**YOUR TASK:** Pictures appear in the records below; write out everything else exactly.

-- start GIVEN DATA --

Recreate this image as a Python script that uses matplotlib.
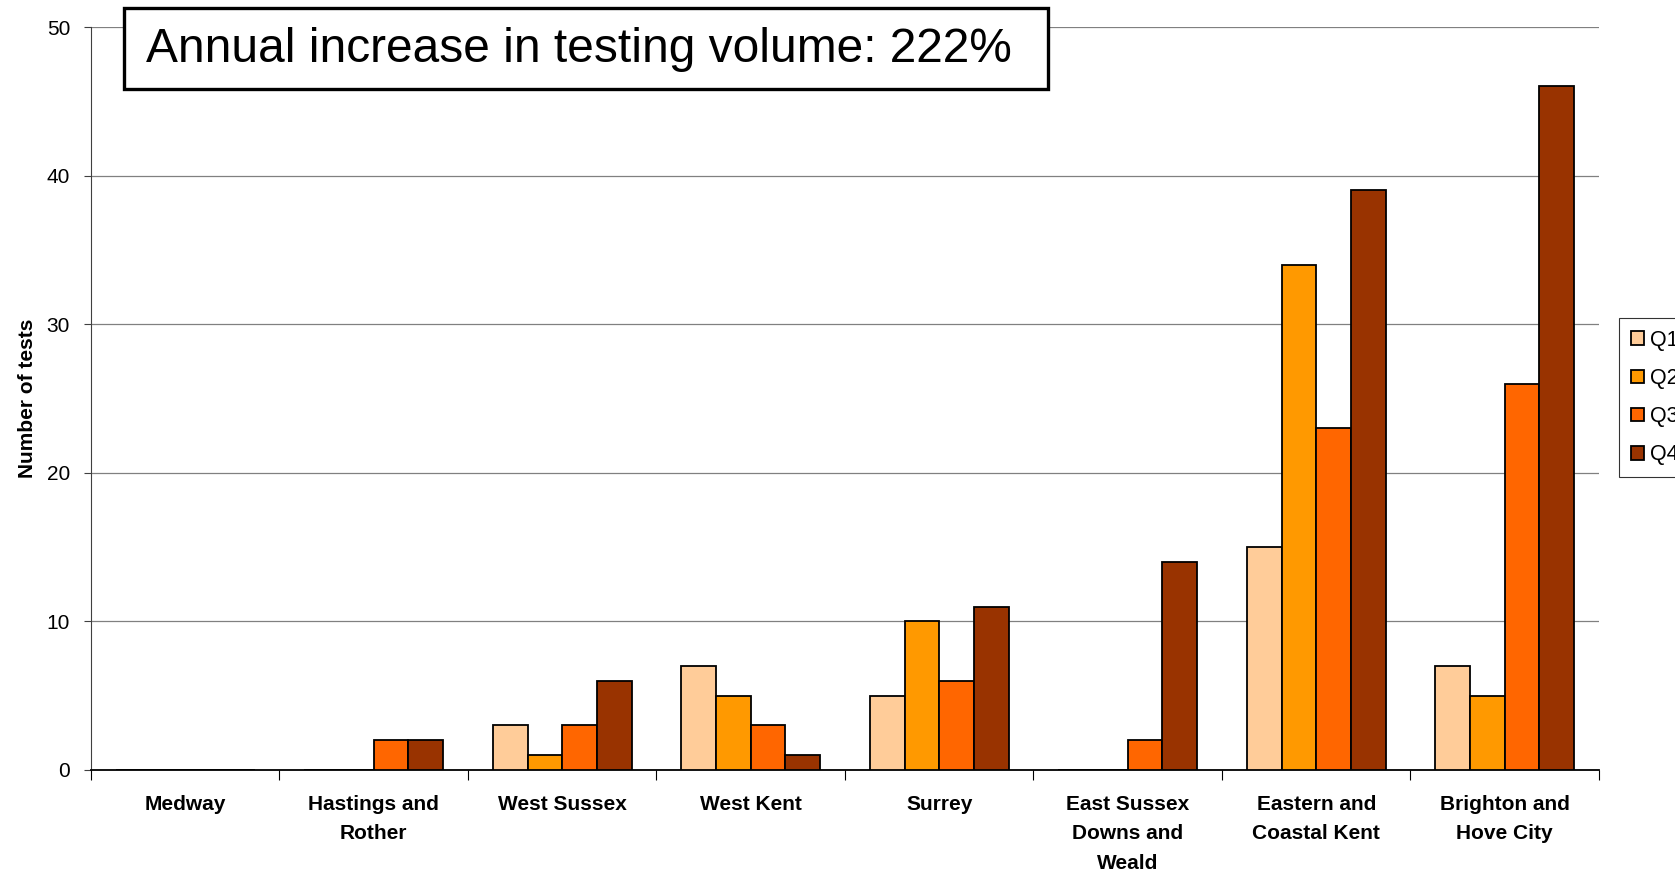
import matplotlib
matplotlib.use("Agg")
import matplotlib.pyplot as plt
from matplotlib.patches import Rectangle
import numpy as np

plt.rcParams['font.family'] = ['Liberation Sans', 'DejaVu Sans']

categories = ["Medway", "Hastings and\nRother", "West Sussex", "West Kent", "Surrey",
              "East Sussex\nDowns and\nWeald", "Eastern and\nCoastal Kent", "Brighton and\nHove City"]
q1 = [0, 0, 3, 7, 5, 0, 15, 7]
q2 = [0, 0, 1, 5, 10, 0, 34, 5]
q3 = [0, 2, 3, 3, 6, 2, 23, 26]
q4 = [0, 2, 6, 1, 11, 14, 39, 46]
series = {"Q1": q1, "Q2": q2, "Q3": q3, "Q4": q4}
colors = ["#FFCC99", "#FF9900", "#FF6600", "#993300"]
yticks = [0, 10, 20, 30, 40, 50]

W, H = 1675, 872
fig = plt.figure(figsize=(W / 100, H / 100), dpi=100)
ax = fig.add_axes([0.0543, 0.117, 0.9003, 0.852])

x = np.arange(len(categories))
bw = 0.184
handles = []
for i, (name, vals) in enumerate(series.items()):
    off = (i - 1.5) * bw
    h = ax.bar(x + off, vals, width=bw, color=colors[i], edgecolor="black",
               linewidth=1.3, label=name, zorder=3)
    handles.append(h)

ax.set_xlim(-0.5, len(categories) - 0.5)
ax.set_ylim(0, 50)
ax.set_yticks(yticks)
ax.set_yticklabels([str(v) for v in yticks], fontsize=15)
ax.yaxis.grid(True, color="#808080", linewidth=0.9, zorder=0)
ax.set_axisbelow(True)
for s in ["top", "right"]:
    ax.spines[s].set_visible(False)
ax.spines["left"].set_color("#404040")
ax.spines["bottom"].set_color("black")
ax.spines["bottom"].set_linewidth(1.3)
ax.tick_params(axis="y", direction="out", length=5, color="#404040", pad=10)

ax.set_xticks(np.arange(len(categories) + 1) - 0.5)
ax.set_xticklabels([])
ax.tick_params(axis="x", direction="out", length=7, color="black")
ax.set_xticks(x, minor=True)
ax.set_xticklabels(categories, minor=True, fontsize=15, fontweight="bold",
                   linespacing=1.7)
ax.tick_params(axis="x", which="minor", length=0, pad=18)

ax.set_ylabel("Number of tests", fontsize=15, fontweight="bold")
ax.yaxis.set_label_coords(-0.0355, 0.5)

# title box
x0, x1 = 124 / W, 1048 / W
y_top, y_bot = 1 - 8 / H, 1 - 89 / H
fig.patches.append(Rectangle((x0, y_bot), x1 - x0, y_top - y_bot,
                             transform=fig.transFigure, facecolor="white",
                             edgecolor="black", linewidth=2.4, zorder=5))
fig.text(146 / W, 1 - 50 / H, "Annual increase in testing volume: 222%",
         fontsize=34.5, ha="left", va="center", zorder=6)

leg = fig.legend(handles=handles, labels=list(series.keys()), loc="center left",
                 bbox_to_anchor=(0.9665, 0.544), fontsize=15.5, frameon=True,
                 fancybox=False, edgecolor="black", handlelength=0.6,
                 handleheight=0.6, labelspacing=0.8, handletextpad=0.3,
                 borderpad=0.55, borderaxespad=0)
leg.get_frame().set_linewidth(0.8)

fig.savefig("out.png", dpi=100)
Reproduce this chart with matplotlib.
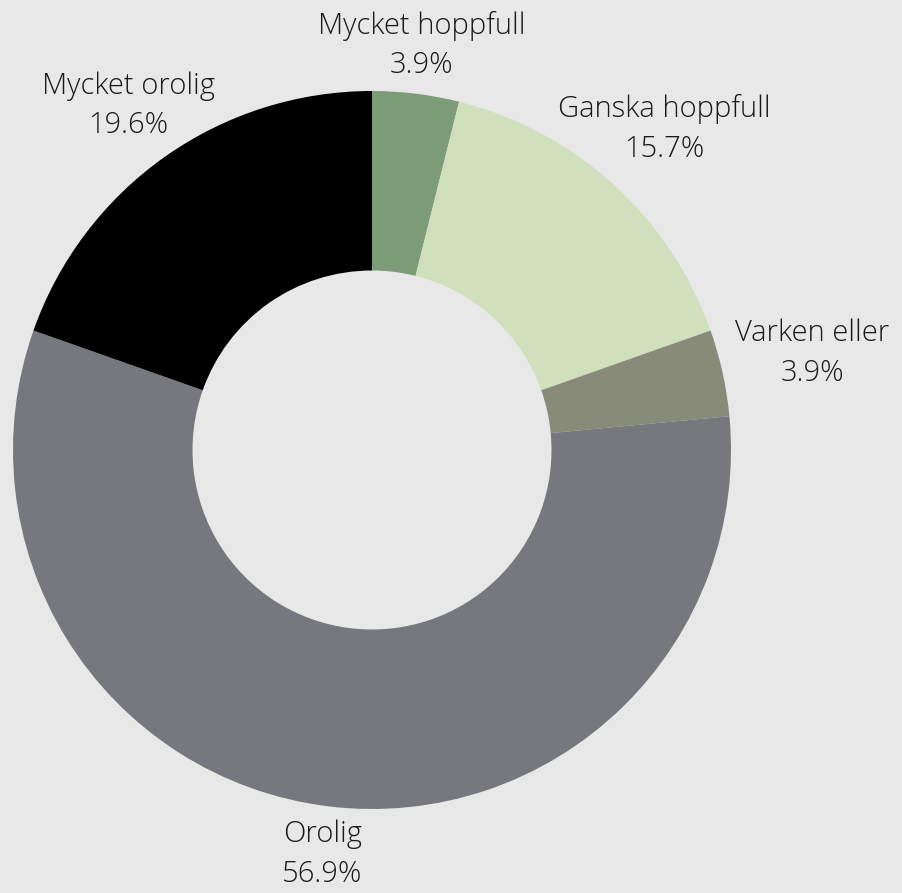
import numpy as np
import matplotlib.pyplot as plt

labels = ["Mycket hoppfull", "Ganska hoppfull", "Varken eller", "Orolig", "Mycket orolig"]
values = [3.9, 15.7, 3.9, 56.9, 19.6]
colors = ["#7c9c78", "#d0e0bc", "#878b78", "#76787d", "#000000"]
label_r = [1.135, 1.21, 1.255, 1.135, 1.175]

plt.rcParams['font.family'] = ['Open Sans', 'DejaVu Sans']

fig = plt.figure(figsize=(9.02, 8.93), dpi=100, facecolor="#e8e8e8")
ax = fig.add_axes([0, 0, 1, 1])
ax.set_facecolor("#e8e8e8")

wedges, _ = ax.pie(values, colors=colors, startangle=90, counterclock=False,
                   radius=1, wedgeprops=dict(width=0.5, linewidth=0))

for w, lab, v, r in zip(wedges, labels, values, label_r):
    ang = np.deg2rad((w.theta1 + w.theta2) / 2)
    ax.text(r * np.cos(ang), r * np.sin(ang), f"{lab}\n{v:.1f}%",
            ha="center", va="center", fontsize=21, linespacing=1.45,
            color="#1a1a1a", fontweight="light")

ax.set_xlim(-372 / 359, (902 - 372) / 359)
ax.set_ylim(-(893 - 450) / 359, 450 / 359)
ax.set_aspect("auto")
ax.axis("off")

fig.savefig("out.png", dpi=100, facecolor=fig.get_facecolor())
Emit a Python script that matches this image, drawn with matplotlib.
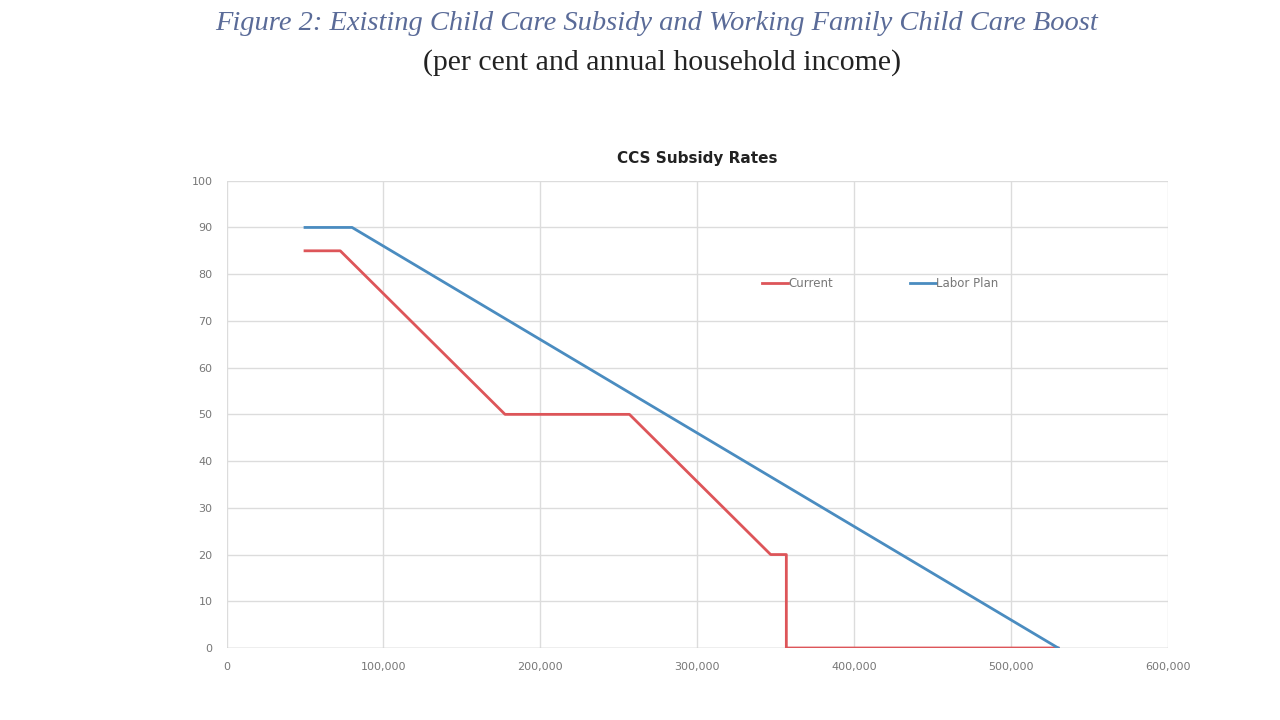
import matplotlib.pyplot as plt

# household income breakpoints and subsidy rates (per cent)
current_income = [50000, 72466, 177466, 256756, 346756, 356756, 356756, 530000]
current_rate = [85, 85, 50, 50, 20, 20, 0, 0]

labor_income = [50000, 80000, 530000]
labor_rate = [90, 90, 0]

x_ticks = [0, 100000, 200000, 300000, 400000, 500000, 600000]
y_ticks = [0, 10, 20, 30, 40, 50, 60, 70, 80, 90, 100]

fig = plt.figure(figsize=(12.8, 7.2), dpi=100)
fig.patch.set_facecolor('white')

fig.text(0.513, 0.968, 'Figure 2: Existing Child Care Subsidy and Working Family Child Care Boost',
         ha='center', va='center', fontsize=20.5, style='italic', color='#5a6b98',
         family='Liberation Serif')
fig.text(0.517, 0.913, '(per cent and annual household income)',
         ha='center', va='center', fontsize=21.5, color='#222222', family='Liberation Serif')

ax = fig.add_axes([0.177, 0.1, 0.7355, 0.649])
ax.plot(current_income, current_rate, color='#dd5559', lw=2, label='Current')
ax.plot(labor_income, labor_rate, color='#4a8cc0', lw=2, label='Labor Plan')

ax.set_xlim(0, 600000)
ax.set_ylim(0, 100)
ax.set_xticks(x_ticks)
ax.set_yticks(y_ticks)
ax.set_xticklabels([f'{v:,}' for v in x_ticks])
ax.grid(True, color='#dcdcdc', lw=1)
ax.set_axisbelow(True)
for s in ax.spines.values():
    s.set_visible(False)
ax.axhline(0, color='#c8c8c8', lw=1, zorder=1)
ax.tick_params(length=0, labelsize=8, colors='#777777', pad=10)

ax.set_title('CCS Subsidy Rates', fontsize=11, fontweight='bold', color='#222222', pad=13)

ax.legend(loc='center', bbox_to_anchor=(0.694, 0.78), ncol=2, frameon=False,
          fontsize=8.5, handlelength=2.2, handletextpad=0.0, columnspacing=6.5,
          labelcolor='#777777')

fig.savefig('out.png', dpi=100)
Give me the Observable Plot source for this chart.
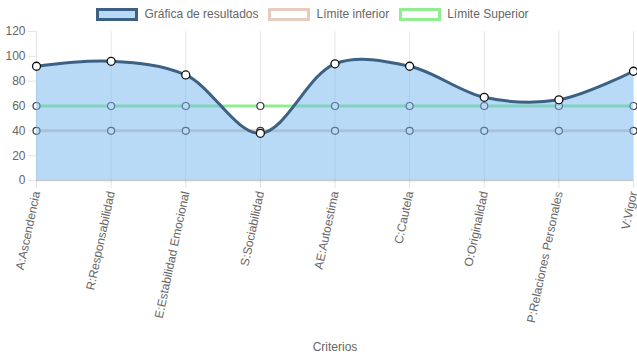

-- end GIVEN DATA --

**RESULT OF THE TASK:**
Recreate this image as a Python script that uses matplotlib.
import matplotlib
matplotlib.use("Agg")
import matplotlib.pyplot as plt
from matplotlib.patches import Rectangle
import numpy as np

plt.rcParams['font.family'] = ['Liberation Sans', 'DejaVu Sans']

categories = ["Medway", "Hastings and\nRother", "West Sussex", "West Kent", "Surrey",
              "East Sussex\nDowns and\nWeald", "Eastern and\nCoastal Kent", "Brighton and\nHove City"]
q1 = [0, 0, 3, 7, 5, 0, 15, 7]
q2 = [0, 0, 1, 5, 10, 0, 34, 5]
q3 = [0, 2, 3, 3, 6, 2, 23, 26]
q4 = [0, 2, 6, 1, 11, 14, 39, 46]
series = {"Q1": q1, "Q2": q2, "Q3": q3, "Q4": q4}
colors = ["#FFCC99", "#FF9900", "#FF6600", "#993300"]
yticks = [0, 10, 20, 30, 40, 50]

W, H = 1675, 872
fig = plt.figure(figsize=(W / 100, H / 100), dpi=100)
ax = fig.add_axes([0.0543, 0.117, 0.9003, 0.852])

x = np.arange(len(categories))
bw = 0.184
handles = []
for i, (name, vals) in enumerate(series.items()):
    off = (i - 1.5) * bw
    h = ax.bar(x + off, vals, width=bw, color=colors[i], edgecolor="black",
               linewidth=1.3, label=name, zorder=3)
    handles.append(h)

ax.set_xlim(-0.5, len(categories) - 0.5)
ax.set_ylim(0, 50)
ax.set_yticks(yticks)
ax.set_yticklabels([str(v) for v in yticks], fontsize=15)
ax.yaxis.grid(True, color="#808080", linewidth=0.9, zorder=0)
ax.set_axisbelow(True)
for s in ["top", "right"]:
    ax.spines[s].set_visible(False)
ax.spines["left"].set_color("#404040")
ax.spines["bottom"].set_color("black")
ax.spines["bottom"].set_linewidth(1.3)
ax.tick_params(axis="y", direction="out", length=5, color="#404040", pad=10)

ax.set_xticks(np.arange(len(categories) + 1) - 0.5)
ax.set_xticklabels([])
ax.tick_params(axis="x", direction="out", length=7, color="black")
ax.set_xticks(x, minor=True)
ax.set_xticklabels(categories, minor=True, fontsize=15, fontweight="bold",
                   linespacing=1.7)
ax.tick_params(axis="x", which="minor", length=0, pad=18)

ax.set_ylabel("Number of tests", fontsize=15, fontweight="bold")
ax.yaxis.set_label_coords(-0.0355, 0.5)

# title box
x0, x1 = 124 / W, 1048 / W
y_top, y_bot = 1 - 8 / H, 1 - 89 / H
fig.patches.append(Rectangle((x0, y_bot), x1 - x0, y_top - y_bot,
                             transform=fig.transFigure, facecolor="white",
                             edgecolor="black", linewidth=2.4, zorder=5))
fig.text(146 / W, 1 - 50 / H, "Annual increase in testing volume: 222%",
         fontsize=34.5, ha="left", va="center", zorder=6)

leg = fig.legend(handles=handles, labels=list(series.keys()), loc="center left",
                 bbox_to_anchor=(0.9665, 0.544), fontsize=15.5, frameon=True,
                 fancybox=False, edgecolor="black", handlelength=0.6,
                 handleheight=0.6, labelspacing=0.8, handletextpad=0.3,
                 borderpad=0.55, borderaxespad=0)
leg.get_frame().set_linewidth(0.8)

fig.savefig("out.png", dpi=100)
Reproduce this chart with matplotlib.
import numpy as np
import matplotlib.pyplot as plt

labels = ["Mycket hoppfull", "Ganska hoppfull", "Varken eller", "Orolig", "Mycket orolig"]
values = [3.9, 15.7, 3.9, 56.9, 19.6]
colors = ["#7c9c78", "#d0e0bc", "#878b78", "#76787d", "#000000"]
label_r = [1.135, 1.21, 1.255, 1.135, 1.175]

plt.rcParams['font.family'] = ['Open Sans', 'DejaVu Sans']

fig = plt.figure(figsize=(9.02, 8.93), dpi=100, facecolor="#e8e8e8")
ax = fig.add_axes([0, 0, 1, 1])
ax.set_facecolor("#e8e8e8")

wedges, _ = ax.pie(values, colors=colors, startangle=90, counterclock=False,
                   radius=1, wedgeprops=dict(width=0.5, linewidth=0))

for w, lab, v, r in zip(wedges, labels, values, label_r):
    ang = np.deg2rad((w.theta1 + w.theta2) / 2)
    ax.text(r * np.cos(ang), r * np.sin(ang), f"{lab}\n{v:.1f}%",
            ha="center", va="center", fontsize=21, linespacing=1.45,
            color="#1a1a1a", fontweight="light")

ax.set_xlim(-372 / 359, (902 - 372) / 359)
ax.set_ylim(-(893 - 450) / 359, 450 / 359)
ax.set_aspect("auto")
ax.axis("off")

fig.savefig("out.png", dpi=100, facecolor=fig.get_facecolor())
Emit a Python script that matches this image, drawn with matplotlib.
import matplotlib.pyplot as plt

# household income breakpoints and subsidy rates (per cent)
current_income = [50000, 72466, 177466, 256756, 346756, 356756, 356756, 530000]
current_rate = [85, 85, 50, 50, 20, 20, 0, 0]

labor_income = [50000, 80000, 530000]
labor_rate = [90, 90, 0]

x_ticks = [0, 100000, 200000, 300000, 400000, 500000, 600000]
y_ticks = [0, 10, 20, 30, 40, 50, 60, 70, 80, 90, 100]

fig = plt.figure(figsize=(12.8, 7.2), dpi=100)
fig.patch.set_facecolor('white')

fig.text(0.513, 0.968, 'Figure 2: Existing Child Care Subsidy and Working Family Child Care Boost',
         ha='center', va='center', fontsize=20.5, style='italic', color='#5a6b98',
         family='Liberation Serif')
fig.text(0.517, 0.913, '(per cent and annual household income)',
         ha='center', va='center', fontsize=21.5, color='#222222', family='Liberation Serif')

ax = fig.add_axes([0.177, 0.1, 0.7355, 0.649])
ax.plot(current_income, current_rate, color='#dd5559', lw=2, label='Current')
ax.plot(labor_income, labor_rate, color='#4a8cc0', lw=2, label='Labor Plan')

ax.set_xlim(0, 600000)
ax.set_ylim(0, 100)
ax.set_xticks(x_ticks)
ax.set_yticks(y_ticks)
ax.set_xticklabels([f'{v:,}' for v in x_ticks])
ax.grid(True, color='#dcdcdc', lw=1)
ax.set_axisbelow(True)
for s in ax.spines.values():
    s.set_visible(False)
ax.axhline(0, color='#c8c8c8', lw=1, zorder=1)
ax.tick_params(length=0, labelsize=8, colors='#777777', pad=10)

ax.set_title('CCS Subsidy Rates', fontsize=11, fontweight='bold', color='#222222', pad=13)

ax.legend(loc='center', bbox_to_anchor=(0.694, 0.78), ncol=2, frameon=False,
          fontsize=8.5, handlelength=2.2, handletextpad=0.0, columnspacing=6.5,
          labelcolor='#777777')

fig.savefig('out.png', dpi=100)
Give me the Observable Plot source for this chart.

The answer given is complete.